D. T. : A travers au moins six champs d'action prioritaires. D'abord, la mobilité : s'il faut amener à 60 ans, voire plus, la grande masse des salariés, il faut réfléchir à leur mobilité professionnelle dès 40 ans. Ce n'est pas à 55 ans qu'on peut changer de métier, c'est à 40-45 ans, quand il reste quinze à vingt ans d'activité. Il faudra penser ces reconversions précoces avec une approche de mobilité professionnelle territoriale car la réalité, c'est que la grande majorité du marché du travail est un marché du travail local.

Puis, la formation professionnelle : ce n'est que lorsque les gens auront admis l'idée d'une mobilité professionnelle précoce qu'ils pourront se faire à l'idée d'une formation réelle tout au long de la vie. Les gens ne voient pas pourquoi ils se formeraient à 45-50 ans si on ne leur a pas appris avant à se former en continu et s'ils sont coincés dans leurs possibilités d'évolution.

Ensuite, la transformation des conditions de travail : la majorité des salariés se disent usés, physiquement et psychologiquement, par leurs conditions de travail. C'est une des raisons pour lesquelles ils ont envie de partir.

Egalement, l'aménagement du temps de travail : il est évident que des aménagements spécifiques constituent une réponse pour les plus de 50 ans. Mais les marges de manoeuvre pour réaliser ce scénario de la transition ont été réduites par les 35 heures. Il est un peu tard pour parler de réduction sur la vie entière quand, collectivement, nous avons eu le beurre et l'argent du beurre...

Enfin, la reformulation de la notion d'identité professionnelle. L'utilisation des préretraites, même si les salariés la revendiquent comme un droit acquis, est aussi un signe d'exclusion, de perte d'identité. Le maintien au travail des plus de 50 ans passe par la reconstruction d'une identité au travail, spécifique pour ces tranches d'âge, conciliant activité professionnelle et extra-professionnelle.
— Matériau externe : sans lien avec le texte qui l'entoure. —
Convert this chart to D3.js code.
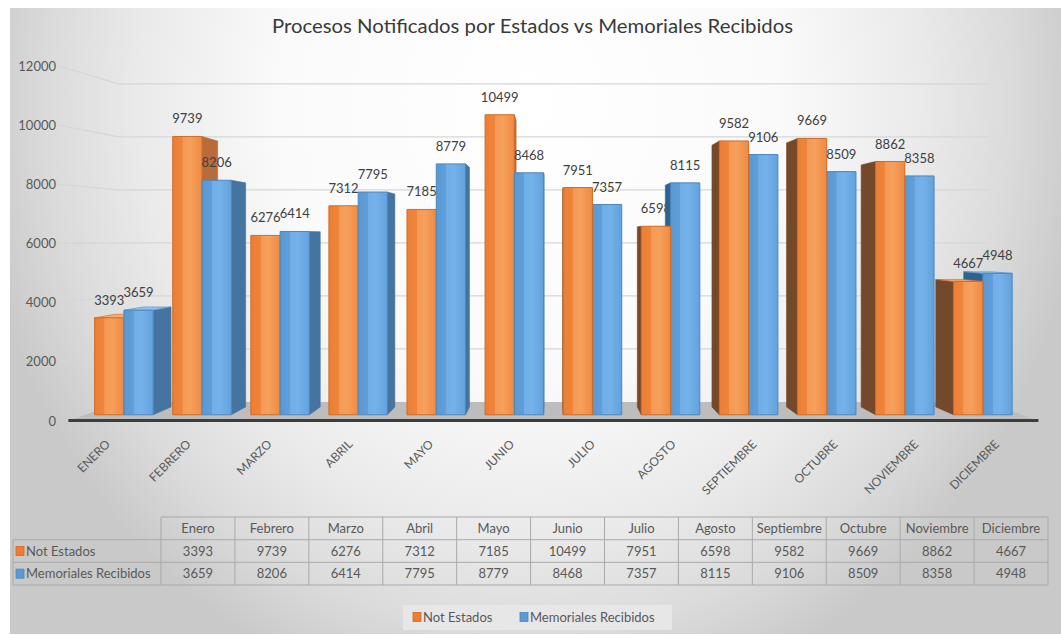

Pour finir, la capacité pour l'entreprise à gérer la diversité : les entreprises devront apprendre à gérer des âges différents, avec des attentes différentes. Avec, pour les plus de 50 ans, une question fondamentale : la prise en compte du vieillissement dans le travail.

E & C : Les entreprises sont-elles prêtes à mettre en oeuvre de telles préconisations ?

D. T. : Les pratiques d'entreprises sont d'abord liées au marché du travail. Il n'y a pas à proprement parler de politique d'emploi d'entreprise, il n'y a que des pratiques d'emploi. Et celles-ci sont d'abord conditionnées par les contraintes du marché du travail. C'est au travers des difficultés de recrutement, des problèmes de pénurie que les entreprises devront se poser la question de maintenir dans l'emploi les salariés âgés. La pénurie de main-d'oeuvre est le seul levier réel, fort sur les pratiques d'entreprises, indépendamment des mesures relevant davantage des politiques nationales qu'il est, par ailleurs, indispensable de mener.

BIBLIOGRAPHIE

La gestion prévisionnelle et préventive des emplois et des compétences, Ed. L'Harmattan, 1993.

L'entreprise face à la question de l'emploi, Ed. L'Harmattan, 1996.

A la recherche du temps convenu, avec C. Perrien, Ed. d'Organisation, 1997.

20-40-60 ans... Dessinons le travail de demain, ouvrage collectif qu'il a dirigé, Ed. d'Organisation, 2002.

PARCOURS

Ingénieur chimiste, diplômé de l'IEP de Paris et docteur en sociologie, Dominique Thierry a fondé Développement et Emploi en 1981. L'association - 150 entreprises adhérentes - a réalisé, en vingt ans, environ 2 000 actions de conseil et d'études dans les domaines de l'emploi, de l'évolution professionnelle, de l'aménagement du temps de travail.

Personnalité qualifiée de nombreuses commissions (Commissariat général au Plan, Conseil supérieur de l'égalité professionnelle, Commission d'évaluation des aides publiques aux entreprises...), il est l'auteur de nombreux ouvrages.